Think GLBT harassment isn’t a problem at your school? Think again. Nearly nine out of 10 GLBT students reported experiencing harassment on campus, while two-thirds reported feeling unsafe because of their sexual orientation, according to “The 2009 National School Climate Survey” by the Gay, Lesbian and Straight Education Network.
The suicide rate of GLBT continues to be three to four times higher than that of their straight counterparts. In some parts of the country, GLBT runaways may comprise up to 40 percent of the entire teen homeless population.
Key findings of GLSEN’s most recent survey of 7.621 middle and high-school age students include:
- Because of their sexual orientation, 84.6 percent of GLBT students reported being verbally harassed, 40.1 percent reported being physically harassed, and 18.8 percent reported being physically assaulted at school in the past year.

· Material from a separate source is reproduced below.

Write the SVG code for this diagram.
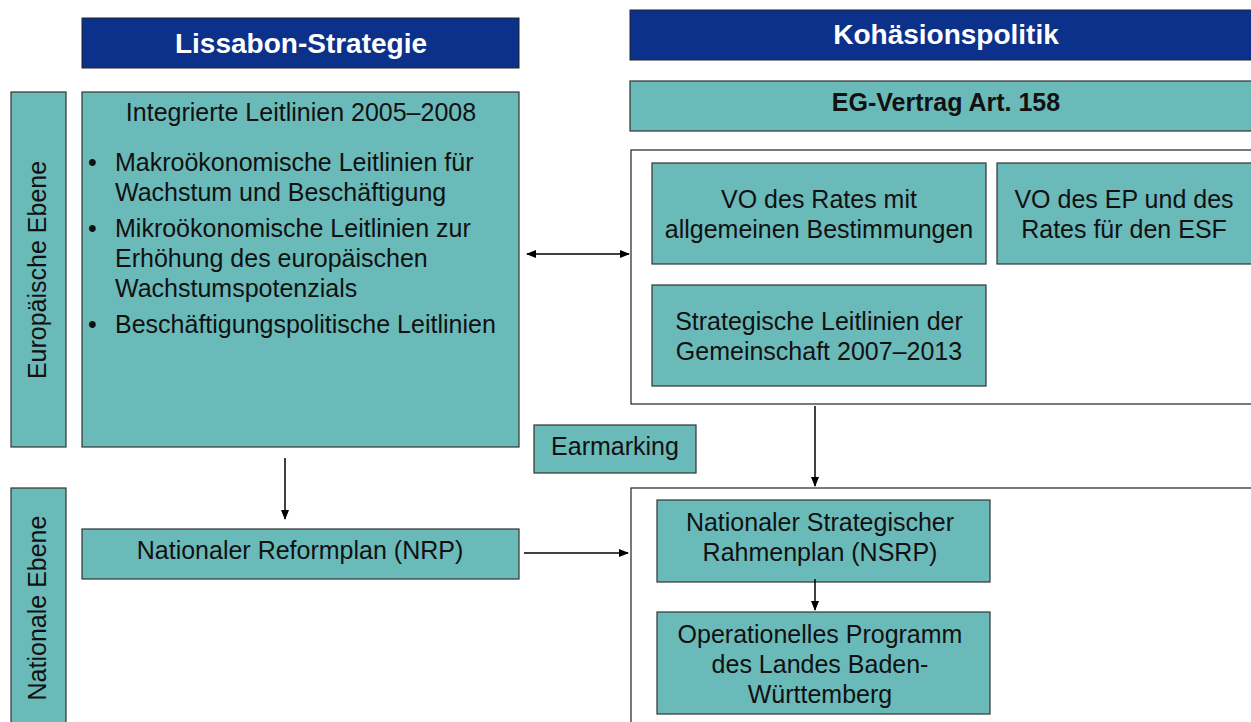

- Because of their gender expression, 63.7 percent of GLBT students reported being verbally harassed, 27.2 percent reported being physically harassed and 12.5 percent reported being physically assaulted at school in the past year.
- 72.4 percent heard homophobic remarks, such as “faggot” or “dyke,” frequently or often at school. > Nearly two-thirds (61.1 percent) of GLBT students reported that they felt unsafe in school because of their sexual orientation, and more than a third (39.9 percent) felt unsafe because of their gender expression.
- 29.1 percent of GLBT students reported missing a class at least once and 30.0 percent reported missing at least one day of school in the past month because of safety concerns, compared with only 8.0 percent and 6.7 percent, respectively, of a national sample of secondary school students.
- The reported grade point average of students who were more frequently harassed because of their sexual orientation or gender expression was almost half a grade lower than for students who were less often harassed (2.7 compared with 3.1).
- Increased levels of victimization were related to increased levels of depression and anxiety and decreased levels of self-esteem.
- Being out in school had positive and negative repercussions for GLBT students. Coming out at school was related to higher levels of victimization, but also higher levels of psychological well-being.